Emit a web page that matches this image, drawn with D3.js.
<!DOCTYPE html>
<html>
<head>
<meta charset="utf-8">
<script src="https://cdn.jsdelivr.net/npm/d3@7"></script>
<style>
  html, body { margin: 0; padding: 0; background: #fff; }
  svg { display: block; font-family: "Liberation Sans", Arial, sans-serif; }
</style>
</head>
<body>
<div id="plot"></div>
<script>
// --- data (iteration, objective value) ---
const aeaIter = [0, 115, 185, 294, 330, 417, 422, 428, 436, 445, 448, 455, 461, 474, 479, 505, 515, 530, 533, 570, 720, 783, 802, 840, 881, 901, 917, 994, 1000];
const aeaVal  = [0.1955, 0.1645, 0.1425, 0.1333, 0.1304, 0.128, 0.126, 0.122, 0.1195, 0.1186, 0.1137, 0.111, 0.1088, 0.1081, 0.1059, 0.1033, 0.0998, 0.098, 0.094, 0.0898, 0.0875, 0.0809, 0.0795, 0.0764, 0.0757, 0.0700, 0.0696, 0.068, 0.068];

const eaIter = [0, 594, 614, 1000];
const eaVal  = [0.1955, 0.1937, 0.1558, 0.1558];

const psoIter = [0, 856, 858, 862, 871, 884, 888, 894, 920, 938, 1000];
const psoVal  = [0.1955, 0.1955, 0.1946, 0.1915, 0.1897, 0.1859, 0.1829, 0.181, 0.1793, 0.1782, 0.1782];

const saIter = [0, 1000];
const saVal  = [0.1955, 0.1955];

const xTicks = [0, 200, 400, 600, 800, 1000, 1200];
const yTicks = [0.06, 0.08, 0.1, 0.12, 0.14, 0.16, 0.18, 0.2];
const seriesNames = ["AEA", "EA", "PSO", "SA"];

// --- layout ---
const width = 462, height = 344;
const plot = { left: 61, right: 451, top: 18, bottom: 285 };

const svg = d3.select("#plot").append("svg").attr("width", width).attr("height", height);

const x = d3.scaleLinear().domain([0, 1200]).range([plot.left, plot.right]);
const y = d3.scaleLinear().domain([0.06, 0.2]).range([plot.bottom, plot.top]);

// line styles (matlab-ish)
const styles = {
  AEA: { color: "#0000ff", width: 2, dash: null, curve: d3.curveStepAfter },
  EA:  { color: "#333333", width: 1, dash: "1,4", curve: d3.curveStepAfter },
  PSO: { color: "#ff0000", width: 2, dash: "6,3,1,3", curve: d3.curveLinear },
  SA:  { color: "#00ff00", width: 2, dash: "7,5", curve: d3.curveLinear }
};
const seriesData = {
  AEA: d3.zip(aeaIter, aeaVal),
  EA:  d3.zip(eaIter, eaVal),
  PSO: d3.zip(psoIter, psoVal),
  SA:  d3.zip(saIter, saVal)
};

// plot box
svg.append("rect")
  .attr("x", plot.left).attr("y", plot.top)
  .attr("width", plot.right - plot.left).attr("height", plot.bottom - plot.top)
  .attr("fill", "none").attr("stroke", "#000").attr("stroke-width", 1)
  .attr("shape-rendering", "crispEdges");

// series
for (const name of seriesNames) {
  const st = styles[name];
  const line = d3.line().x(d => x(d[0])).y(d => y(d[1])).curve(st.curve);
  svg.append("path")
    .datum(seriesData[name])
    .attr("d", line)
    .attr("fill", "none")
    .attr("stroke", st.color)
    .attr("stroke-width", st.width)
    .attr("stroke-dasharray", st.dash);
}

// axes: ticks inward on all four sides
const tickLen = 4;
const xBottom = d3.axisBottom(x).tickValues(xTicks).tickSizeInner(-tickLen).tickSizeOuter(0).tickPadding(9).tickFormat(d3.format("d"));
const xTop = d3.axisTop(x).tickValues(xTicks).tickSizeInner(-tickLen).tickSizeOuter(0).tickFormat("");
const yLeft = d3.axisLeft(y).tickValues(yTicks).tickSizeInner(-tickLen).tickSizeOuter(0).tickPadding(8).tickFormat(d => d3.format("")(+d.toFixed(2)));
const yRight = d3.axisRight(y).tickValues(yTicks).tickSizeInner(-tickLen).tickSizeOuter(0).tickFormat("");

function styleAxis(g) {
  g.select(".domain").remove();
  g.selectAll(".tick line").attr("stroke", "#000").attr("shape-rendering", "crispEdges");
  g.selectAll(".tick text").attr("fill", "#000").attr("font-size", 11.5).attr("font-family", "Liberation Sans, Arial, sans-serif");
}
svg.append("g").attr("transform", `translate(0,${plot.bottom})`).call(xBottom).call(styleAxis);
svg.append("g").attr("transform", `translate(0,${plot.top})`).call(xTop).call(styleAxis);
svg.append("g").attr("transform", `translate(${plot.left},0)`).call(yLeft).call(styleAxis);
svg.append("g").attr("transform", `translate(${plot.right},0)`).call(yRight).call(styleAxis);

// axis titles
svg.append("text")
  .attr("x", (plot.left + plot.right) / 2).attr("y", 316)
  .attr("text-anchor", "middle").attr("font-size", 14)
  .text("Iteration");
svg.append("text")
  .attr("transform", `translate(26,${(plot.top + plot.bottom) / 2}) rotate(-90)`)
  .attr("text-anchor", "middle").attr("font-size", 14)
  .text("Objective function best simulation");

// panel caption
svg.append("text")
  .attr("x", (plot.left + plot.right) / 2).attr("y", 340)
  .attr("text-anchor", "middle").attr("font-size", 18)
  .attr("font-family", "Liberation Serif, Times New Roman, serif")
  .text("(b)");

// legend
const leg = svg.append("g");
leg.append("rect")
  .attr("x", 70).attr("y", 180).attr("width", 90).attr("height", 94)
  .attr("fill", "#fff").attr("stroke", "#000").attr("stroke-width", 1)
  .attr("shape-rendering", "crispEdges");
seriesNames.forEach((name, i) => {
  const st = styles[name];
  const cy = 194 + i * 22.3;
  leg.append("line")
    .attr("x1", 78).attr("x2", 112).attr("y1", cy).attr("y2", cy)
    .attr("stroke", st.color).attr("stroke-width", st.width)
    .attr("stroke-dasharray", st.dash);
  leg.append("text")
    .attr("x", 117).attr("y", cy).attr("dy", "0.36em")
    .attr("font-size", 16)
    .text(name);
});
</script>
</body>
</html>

::::::::::

## What is asked
Reproduce the listing shown above in its entirety, exactly.

## Worked solution
Emit a web page that matches this image, drawn with D3.js.
<!DOCTYPE html>
<html>
<head>
<meta charset="utf-8">
<script src="https://cdn.jsdelivr.net/npm/d3@7"></script>
<style>
  html, body { margin: 0; padding: 0; background: #fff; }
  svg { display: block; font-family: "Liberation Sans", Arial, sans-serif; }
</style>
</head>
<body>
<div id="plot"></div>
<script>
// --- data (iteration, objective value) ---
const aeaIter = [0, 115, 185, 294, 330, 417, 422, 428, 436, 445, 448, 455, 461, 474, 479, 505, 515, 530, 533, 570, 720, 783, 802, 840, 881, 901, 917, 994, 1000];
const aeaVal  = [0.1955, 0.1645, 0.1425, 0.1333, 0.1304, 0.128, 0.126, 0.122, 0.1195, 0.1186, 0.1137, 0.111, 0.1088, 0.1081, 0.1059, 0.1033, 0.0998, 0.098, 0.094, 0.0898, 0.0875, 0.0809, 0.0795, 0.0764, 0.0757, 0.0700, 0.0696, 0.068, 0.068];

const eaIter = [0, 594, 614, 1000];
const eaVal  = [0.1955, 0.1937, 0.1558, 0.1558];

const psoIter = [0, 856, 858, 862, 871, 884, 888, 894, 920, 938, 1000];
const psoVal  = [0.1955, 0.1955, 0.1946, 0.1915, 0.1897, 0.1859, 0.1829, 0.181, 0.1793, 0.1782, 0.1782];

const saIter = [0, 1000];
const saVal  = [0.1955, 0.1955];

const xTicks = [0, 200, 400, 600, 800, 1000, 1200];
const yTicks = [0.06, 0.08, 0.1, 0.12, 0.14, 0.16, 0.18, 0.2];
const seriesNames = ["AEA", "EA", "PSO", "SA"];

// --- layout ---
const width = 462, height = 344;
const plot = { left: 61, right: 451, top: 18, bottom: 285 };

const svg = d3.select("#plot").append("svg").attr("width", width).attr("height", height);

const x = d3.scaleLinear().domain([0, 1200]).range([plot.left, plot.right]);
const y = d3.scaleLinear().domain([0.06, 0.2]).range([plot.bottom, plot.top]);

// line styles (matlab-ish)
const styles = {
  AEA: { color: "#0000ff", width: 2, dash: null, curve: d3.curveStepAfter },
  EA:  { color: "#333333", width: 1, dash: "1,4", curve: d3.curveStepAfter },
  PSO: { color: "#ff0000", width: 2, dash: "6,3,1,3", curve: d3.curveLinear },
  SA:  { color: "#00ff00", width: 2, dash: "7,5", curve: d3.curveLinear }
};
const seriesData = {
  AEA: d3.zip(aeaIter, aeaVal),
  EA:  d3.zip(eaIter, eaVal),
  PSO: d3.zip(psoIter, psoVal),
  SA:  d3.zip(saIter, saVal)
};

// plot box
svg.append("rect")
  .attr("x", plot.left).attr("y", plot.top)
  .attr("width", plot.right - plot.left).attr("height", plot.bottom - plot.top)
  .attr("fill", "none").attr("stroke", "#000").attr("stroke-width", 1)
  .attr("shape-rendering", "crispEdges");

// series
for (const name of seriesNames) {
  const st = styles[name];
  const line = d3.line().x(d => x(d[0])).y(d => y(d[1])).curve(st.curve);
  svg.append("path")
    .datum(seriesData[name])
    .attr("d", line)
    .attr("fill", "none")
    .attr("stroke", st.color)
    .attr("stroke-width", st.width)
    .attr("stroke-dasharray", st.dash);
}

// axes: ticks inward on all four sides
const tickLen = 4;
const xBottom = d3.axisBottom(x).tickValues(xTicks).tickSizeInner(-tickLen).tickSizeOuter(0).tickPadding(9).tickFormat(d3.format("d"));
const xTop = d3.axisTop(x).tickValues(xTicks).tickSizeInner(-tickLen).tickSizeOuter(0).tickFormat("");
const yLeft = d3.axisLeft(y).tickValues(yTicks).tickSizeInner(-tickLen).tickSizeOuter(0).tickPadding(8).tickFormat(d => d3.format("")(+d.toFixed(2)));
const yRight = d3.axisRight(y).tickValues(yTicks).tickSizeInner(-tickLen).tickSizeOuter(0).tickFormat("");

function styleAxis(g) {
  g.select(".domain").remove();
  g.selectAll(".tick line").attr("stroke", "#000").attr("shape-rendering", "crispEdges");
  g.selectAll(".tick text").attr("fill", "#000").attr("font-size", 11.5).attr("font-family", "Liberation Sans, Arial, sans-serif");
}
svg.append("g").attr("transform", `translate(0,${plot.bottom})`).call(xBottom).call(styleAxis);
svg.append("g").attr("transform", `translate(0,${plot.top})`).call(xTop).call(styleAxis);
svg.append("g").attr("transform", `translate(${plot.left},0)`).call(yLeft).call(styleAxis);
svg.append("g").attr("transform", `translate(${plot.right},0)`).call(yRight).call(styleAxis);

// axis titles
svg.append("text")
  .attr("x", (plot.left + plot.right) / 2).attr("y", 316)
  .attr("text-anchor", "middle").attr("font-size", 14)
  .text("Iteration");
svg.append("text")
  .attr("transform", `translate(26,${(plot.top + plot.bottom) / 2}) rotate(-90)`)
  .attr("text-anchor", "middle").attr("font-size", 14)
  .text("Objective function best simulation");

// panel caption
svg.append("text")
  .attr("x", (plot.left + plot.right) / 2).attr("y", 340)
  .attr("text-anchor", "middle").attr("font-size", 18)
  .attr("font-family", "Liberation Serif, Times New Roman, serif")
  .text("(b)");

// legend
const leg = svg.append("g");
leg.append("rect")
  .attr("x", 70).attr("y", 180).attr("width", 90).attr("height", 94)
  .attr("fill", "#fff").attr("stroke", "#000").attr("stroke-width", 1)
  .attr("shape-rendering", "crispEdges");
seriesNames.forEach((name, i) => {
  const st = styles[name];
  const cy = 194 + i * 22.3;
  leg.append("line")
    .attr("x1", 78).attr("x2", 112).attr("y1", cy).attr("y2", cy)
    .attr("stroke", st.color).attr("stroke-width", st.width)
    .attr("stroke-dasharray", st.dash);
  leg.append("text")
    .attr("x", 117).attr("y", cy).attr("dy", "0.36em")
    .attr("font-size", 16)
    .text(name);
});
</script>
</body>
</html>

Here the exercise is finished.